When you first setup Google Analytics to measure a website, Google Analytics automatically names the view as “All Web Site Data”. This means that the view contains an unfiltered (or complete) set of data for your particular site. As long as you haven’t applied any view-level filters, then you will have what is commonly called a ‘raw’ set of data. This will include all data collected by Google Analytics.
You can think of a 'View' as a set of data used for reporting. By default you will have a single view, but you can add additional views.
You might find the need to add additional views, which allow you to meet your particular reporting and analysis needs. The best (and most common) example of this is the need to exclude your own visits from showing up in reports. By creating a new view with a filter applied, you can ensure that your own organisation's data is excluded from the view. Here we can see our ‘raw’ view includes everybody accessing our site, including our own visits: If we then create an additional view where we filter out our own visits we become more focused: The best way to exclude your own visits from showing up within a view is by creating a view filter using your IP address. This means that visits from your IP address are discarded before they become available within your reporting view. At the end of the day this will provide cleaner and more actionable data, as it will report on the data your customers/clients are creating (and not your coworkers, navigating around your own website)!
Apart from IP address, there are a number of different filter fields available inside Google Analytics, so you can create views that meet even more specific segmentation requirements - such as visitors from Australia or the US only. But before you start creating filtered views for all the different audience segments and criteria that are important to your organisation, you should first consider if a custom segment is more appropriate than creating a filtered view. You can think of a custom segment as a temporary lens you apply to your reports to focus on particular visitor segments. Why is it different to a custom view? Well, when you create a new view it doesn’t contain all your historical data, it simply starts collecting data from the moment you create the view. It also won’t reprocess any existing data in the view. So if you applied a filter (to an existing view) to exclude your own visits (or visitors from Australia or the US or whatever it is), you would only start excluding those visits from the moment you applied the filter. So if you would like to know what your existing data is doing - use a custom segment. Moving forward, if you want to permanently have this filter, create a custom view. Learn more about segmentation available within views.
Remember that a view-based filter permanently modifies data that is collected into that particular view. It’s always best to keep a ‘raw’ view where you don’t apply any filters and then create new views for your particular needs.
View-based filters allow you to decide the traffic you want to include, exclude or modify based on:
- Content: for example, if you are looking after a large website you could create views that only measure how people interact with particular groups of pages on the site.
- Campaigns: for example, you could create a view that only includes your email campaign traffic. But remember this might be more appropriate as a custom segment, instead of a filtered view.
- Ecommerce: for example, if you are using the “ecommerce store” field to measure particular affiliates that are driving sales, you could create filtered views that each of your affiliates could access to gauge their performance.

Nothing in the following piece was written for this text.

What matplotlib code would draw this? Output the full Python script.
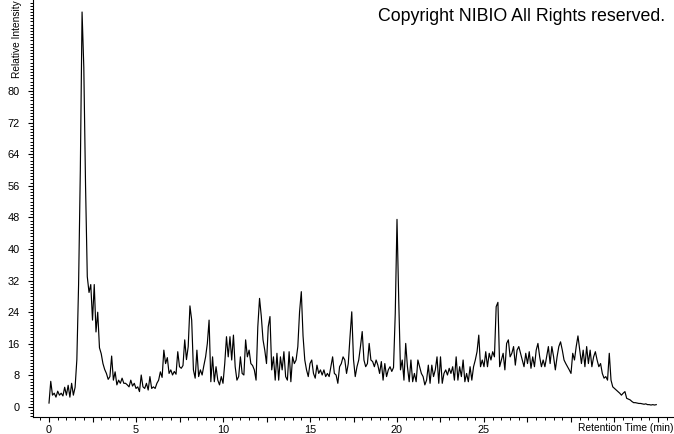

- Audience: the most common audience filter is to exclude your own visits from showing inside reports. If you are a large organisation, like a university, you might also want to create an additional filtered view that only includes your internal traffic. This would allow you to switch between all traffic (with your ‘raw’ profile), external traffic and internal traffic.
- Events: for example, a filtered view could be created to focus on your website’s video content. This would mean you would only see event interactions that apply to the video content within the view (however this can also be achieved without the need for a filtered view by using a custom segment).
- Apps: for example, you could create a filtered view for a particular version of your mobile app.
- Mobile: for example, a mobile filter could be used to create a view that only contains people accessing your site on a mobile device. Though again, be strategic about whether a custom view or custom segment is more appropriate here. This kind of information can easily be achieved with a custom segment, saving you from having to switch between views.
- Social: for example, a social filter could be used to create a view that only contains people who engaged with a social widget on your website. Again, consider using a segment, instead of a filtered view.
As we have seen there are a number of cases where a custom segment could be more appropriate than a filtered view. So always start by asking yourself if you want a dedicated view for the data or if a custom segment can meet your needs. The benefit of a custom segment is that you can apply them to historical data and you don’t need to setup a new view for the data, the downside is that you always have to remember to apply the segment to remove the traffic you don’t want to see. If you think of the example where we exclude our own traffic from reports, you can imagine how annoying it would become to always remember to apply a custom segment to your reports. This is where a filtered view is much more convenient (plus you can’t create a segment based on IP address, but that’s another story!).
Filters are applied in a particular order, which means that you can potentially have two conflicting filters applied to a single view. For example if you have a filter that includes organic traffic and then another filter that includes paid traffic, you will end up with a view that contains 0 visits. This is because data is processed through each filter individually.
The first filter in our example will discard all traffic that is not organic. This means after the first filter is applied we are just left with our free inbound search traffic. Then because our organic traffic doesn’t match the criteria for our paid filter, it is discarded and we are left with nothing inside the reporting view.